Petitioner argues that the same possibility of inconsistent verdicts, incapable of remedy on appeal, exists in this case. However, petitioner has available the recourse of a separate and independent action for subrogation against the health care providers, in the event that he is held liable in the personal injury suit. This cause is available even though it may not be pursued as a third party claim in the original personal injury suit. The Supreme Court of Florida in Stuart v. Hertz Corporation, 351 So. 2d 703 (Fla. 1977), held that an active tortfeasor in an auto accident case may not bring a third party malpractice action for indemnity in the personal injury suit. The majority reasoned that a tortfeasor should not be permitted to dictate the time, manner, forum and appropriateness of a plaintiff's action for malpractice. Also, the complex issues likely in a medical malpractice action were deemed inappropriate to interject into a personal injury suit. Id. at 706. This court enforced that decision and its own mandate in that case in Stuart v. Hertz Corporation, 381 So. 2d 1161 (Fla. 4th DCA 1980). There is no reason why we should not apply the same rationale to preclude petitioner from interjecting the issue of medical malpractice into a personal injury action as an affirmative defense.

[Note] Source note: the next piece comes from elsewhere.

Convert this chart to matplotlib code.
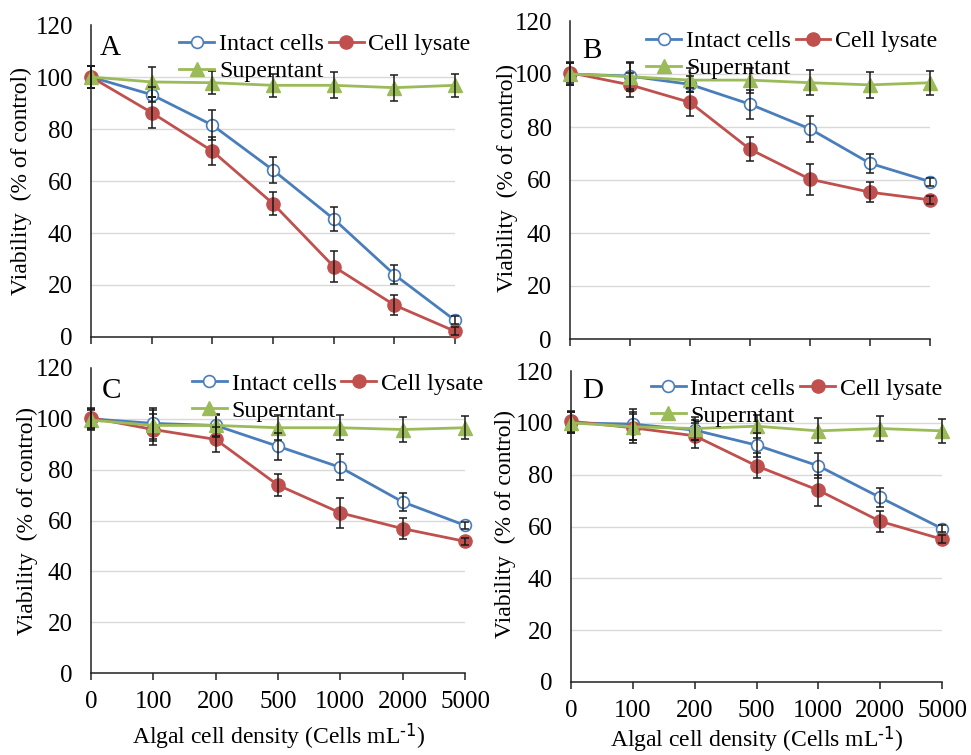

The supreme court has held that Stuart v. Hertz Corporation did not bar a separate lawsuit by the initial tortfeasor against a successor tortfeasor who aggravates the original injuries. Underwriters at Lloyds v. City of Lauderdale Lakes, 382 So. 2d 702 (Fla. 1980). In that case it was acknowledged that the City of Lauderdale Lakes, a defendant against whom a judgment was entered, had stated a separate cause of action in subrogation against the plaintiff's doctor. But cf. Insurance Company of North America v. Sullivan, 475 So. 2d 287 (Fla. 5th DCA 1985).

The plaintiffs have elected to file two separate suits, one for malpractice and one for personal injury. They should not be forced into litigating their malpractice action simultaneously with the personal injury suit simply because petitioner has attempted to interject the malpractice action in the personal injury case by way of affirmative defense.

Petitioner has failed to show an abuse of discretion which would rise to the level of a departure from the essential requirements of law. The exercise of discretion by the trial judge can be supported as reasonable, based on considerations of judicial efficiency, expedience and fairness to the parties. The issues and evidence are not the same in the two cases and consolidation would only serve to delay the personal injury suit, which is ready for trial.

The petition for writ of certiorari is therefore denied.

LETTS, GLICKSTEIN and STONE, JJ., concur.